(Entries taken from a collection)
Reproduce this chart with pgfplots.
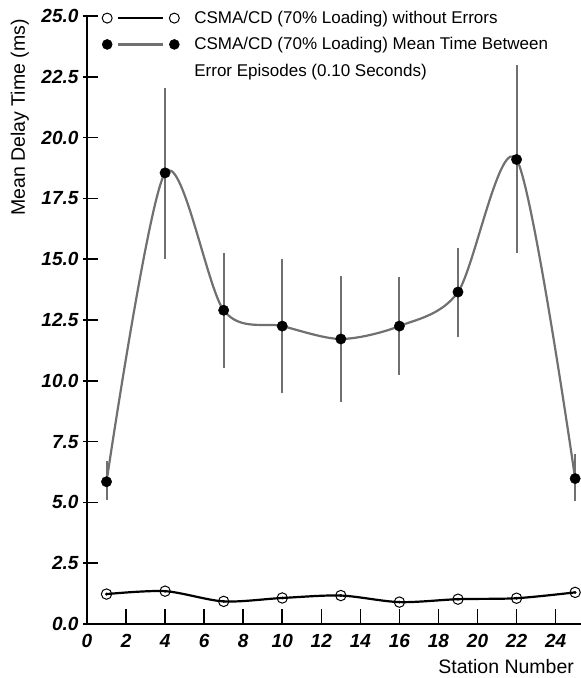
\documentclass[border=0pt]{standalone}
\usepackage{fontspec}
\setmainfont{Liberation Sans}
\usepackage{pgfplots}
\pgfplotsset{compat=1.18}
\usepackage{pgfplotstable}
\definecolor{errgray}{HTML}{707070}

\pgfplotstableread{
x y ep em
1 5.85 0.87 0.77
4 18.55 3.50 3.55
7 12.90 2.35 2.37
10 12.25 2.75 2.75
13 11.72 2.58 2.58
16 12.25 2.01 2.00
19 13.65 1.80 1.85
22 19.10 3.90 3.85
25 5.98 1.02 0.94
}\errdata

\pgfplotstableread{
x y
1 1.23
4 1.35
7 0.93
10 1.07
13 1.17
16 0.90
19 1.02
22 1.06
25 1.30
}\noerrdata

\begin{document}
\begin{tikzpicture}
\useasboundingbox (-87pt,-54pt) rectangle (494pt,624pt);
\begin{axis}[
  scale only axis, width=494pt, height=608pt,
  xmin=0, xmax=25.3, ymin=0, ymax=25,
  clip=false,
  axis x line*=bottom, axis y line*=left,
  axis line style={black, line width=2pt, -},
  xtick={0,2,...,24}, ytick={0,2.5,...,25},
  tick align=inside,
  major tick length=15pt,
  tick style={black, line width=1.6pt},
  ytick style={xshift=-4pt},
  /pgf/number format/assume math mode=true,
  ticklabel style={font=\bfseries\itshape\fontsize{19}{19}\selectfont},
  yticklabel style={xshift=-5pt, /pgf/number format/.cd, fixed, fixed zerofill, precision=1},
  xticklabel style={yshift=-7pt},
  xlabel={Station Number},
  ylabel={Mean Delay Time (ms)},
  label style={font=\fontsize{19.5}{19.5}\selectfont},
  xlabel style={at={(axis description cs:0.986,-0.070)}, anchor=east, inner sep=0pt},
  ylabel style={at={(axis description cs:-0.136,0.833)}, anchor=center},
  legend style={draw=none, fill=none, at={(axis description cs:0,1)}, anchor=north west,
    xshift=12pt, yshift=9pt,
    font=\fontsize{17}{17}\selectfont, row sep=8.5pt, column sep=13pt},
  legend cell align=left,
  legend image code/.code={%
    \draw[#1,mark=none] (0.39cm,0cm) -- (1.97cm,0cm);
    \draw[#1] plot[only marks] coordinates {(0cm,0cm) (2.36cm,0cm)};},
]
\addlegendimage{black, line width=2pt, mark=o, mark size=5pt, mark options={fill=white, line width=1pt, black}}
\addlegendentry{CSMA/CD (70\% Loading) without Errors}
\addlegendimage{errgray, line width=2.2pt, mark=*, mark size=5pt, mark options={fill=black, draw=black, line width=0.5pt}}
\addlegendentry{CSMA/CD (70\% Loading) Mean Time Between}
\addlegendimage{empty legend}
\addlegendentry{Error Episodes (0.10 Seconds)}

% series with errors
\addplot[errgray, line width=2.2pt, smooth, tension=0.5, mark=none, forget plot,
  error bars/.cd, y dir=both, y explicit, error mark=none,
  error bar style={errgray, line width=2pt}]
  table[x=x, y=y, y error plus=ep, y error minus=em] {\errdata};
\addplot[only marks, mark=*, mark size=5.2pt, mark options={fill=black, draw=black}, forget plot]
  table[x=x, y=y] {\errdata};

% series without errors
\addplot[black, line width=2.2pt, smooth, tension=0.5, mark=o, mark size=5.2pt,
  mark options={fill=white, line width=1pt, black}, forget plot]
  table[x=x, y=y] {\noerrdata};
\addplot[only marks, mark=*, mark size=1.2pt, mark options={fill=black, draw=black}, forget plot]
  table[x=x, y=y] {\noerrdata};
\end{axis}
\end{tikzpicture}
\end{document}
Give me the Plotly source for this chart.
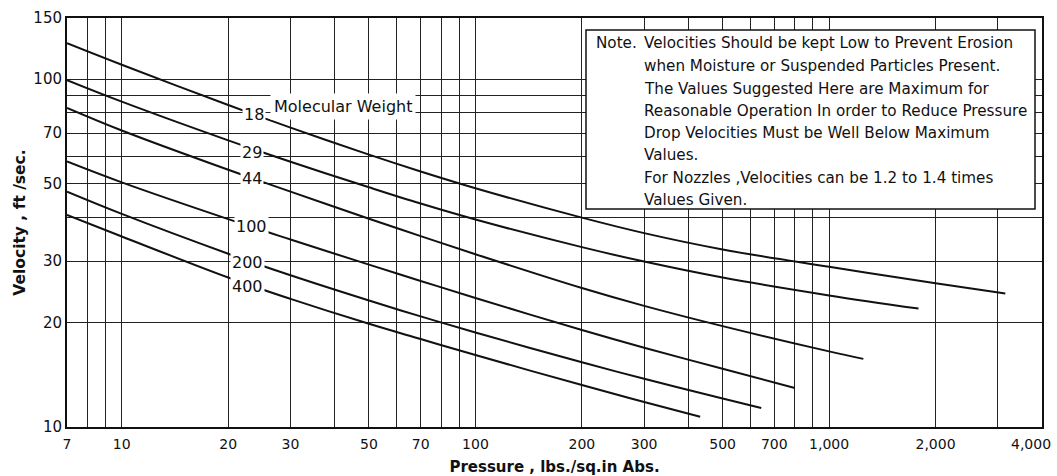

**Do this:** Omit every image. Quote each record exactly.

**Solution:**
Reproduce this chart with pgfplots.
\documentclass[border=0pt]{standalone}
\usepackage{fontspec}
\setmainfont{Liberation Sans}
\usepackage{pgfplots}
\pgfplotsset{compat=1.18}
\usepackage{pgfplotstable}
\definecolor{errgray}{HTML}{707070}

\pgfplotstableread{
x y ep em
1 5.85 0.87 0.77
4 18.55 3.50 3.55
7 12.90 2.35 2.37
10 12.25 2.75 2.75
13 11.72 2.58 2.58
16 12.25 2.01 2.00
19 13.65 1.80 1.85
22 19.10 3.90 3.85
25 5.98 1.02 0.94
}\errdata

\pgfplotstableread{
x y
1 1.23
4 1.35
7 0.93
10 1.07
13 1.17
16 0.90
19 1.02
22 1.06
25 1.30
}\noerrdata

\begin{document}
\begin{tikzpicture}
\useasboundingbox (-87pt,-54pt) rectangle (494pt,624pt);
\begin{axis}[
  scale only axis, width=494pt, height=608pt,
  xmin=0, xmax=25.3, ymin=0, ymax=25,
  clip=false,
  axis x line*=bottom, axis y line*=left,
  axis line style={black, line width=2pt, -},
  xtick={0,2,...,24}, ytick={0,2.5,...,25},
  tick align=inside,
  major tick length=15pt,
  tick style={black, line width=1.6pt},
  ytick style={xshift=-4pt},
  /pgf/number format/assume math mode=true,
  ticklabel style={font=\bfseries\itshape\fontsize{19}{19}\selectfont},
  yticklabel style={xshift=-5pt, /pgf/number format/.cd, fixed, fixed zerofill, precision=1},
  xticklabel style={yshift=-7pt},
  xlabel={Station Number},
  ylabel={Mean Delay Time (ms)},
  label style={font=\fontsize{19.5}{19.5}\selectfont},
  xlabel style={at={(axis description cs:0.986,-0.070)}, anchor=east, inner sep=0pt},
  ylabel style={at={(axis description cs:-0.136,0.833)}, anchor=center},
  legend style={draw=none, fill=none, at={(axis description cs:0,1)}, anchor=north west,
    xshift=12pt, yshift=9pt,
    font=\fontsize{17}{17}\selectfont, row sep=8.5pt, column sep=13pt},
  legend cell align=left,
  legend image code/.code={%
    \draw[#1,mark=none] (0.39cm,0cm) -- (1.97cm,0cm);
    \draw[#1] plot[only marks] coordinates {(0cm,0cm) (2.36cm,0cm)};},
]
\addlegendimage{black, line width=2pt, mark=o, mark size=5pt, mark options={fill=white, line width=1pt, black}}
\addlegendentry{CSMA/CD (70\% Loading) without Errors}
\addlegendimage{errgray, line width=2.2pt, mark=*, mark size=5pt, mark options={fill=black, draw=black, line width=0.5pt}}
\addlegendentry{CSMA/CD (70\% Loading) Mean Time Between}
\addlegendimage{empty legend}
\addlegendentry{Error Episodes (0.10 Seconds)}

% series with errors
\addplot[errgray, line width=2.2pt, smooth, tension=0.5, mark=none, forget plot,
  error bars/.cd, y dir=both, y explicit, error mark=none,
  error bar style={errgray, line width=2pt}]
  table[x=x, y=y, y error plus=ep, y error minus=em] {\errdata};
\addplot[only marks, mark=*, mark size=5.2pt, mark options={fill=black, draw=black}, forget plot]
  table[x=x, y=y] {\errdata};

% series without errors
\addplot[black, line width=2.2pt, smooth, tension=0.5, mark=o, mark size=5.2pt,
  mark options={fill=white, line width=1pt, black}, forget plot]
  table[x=x, y=y] {\noerrdata};
\addplot[only marks, mark=*, mark size=1.2pt, mark options={fill=black, draw=black}, forget plot]
  table[x=x, y=y] {\noerrdata};
\end{axis}
\end{tikzpicture}
\end{document}
Give me the Plotly source for this chart.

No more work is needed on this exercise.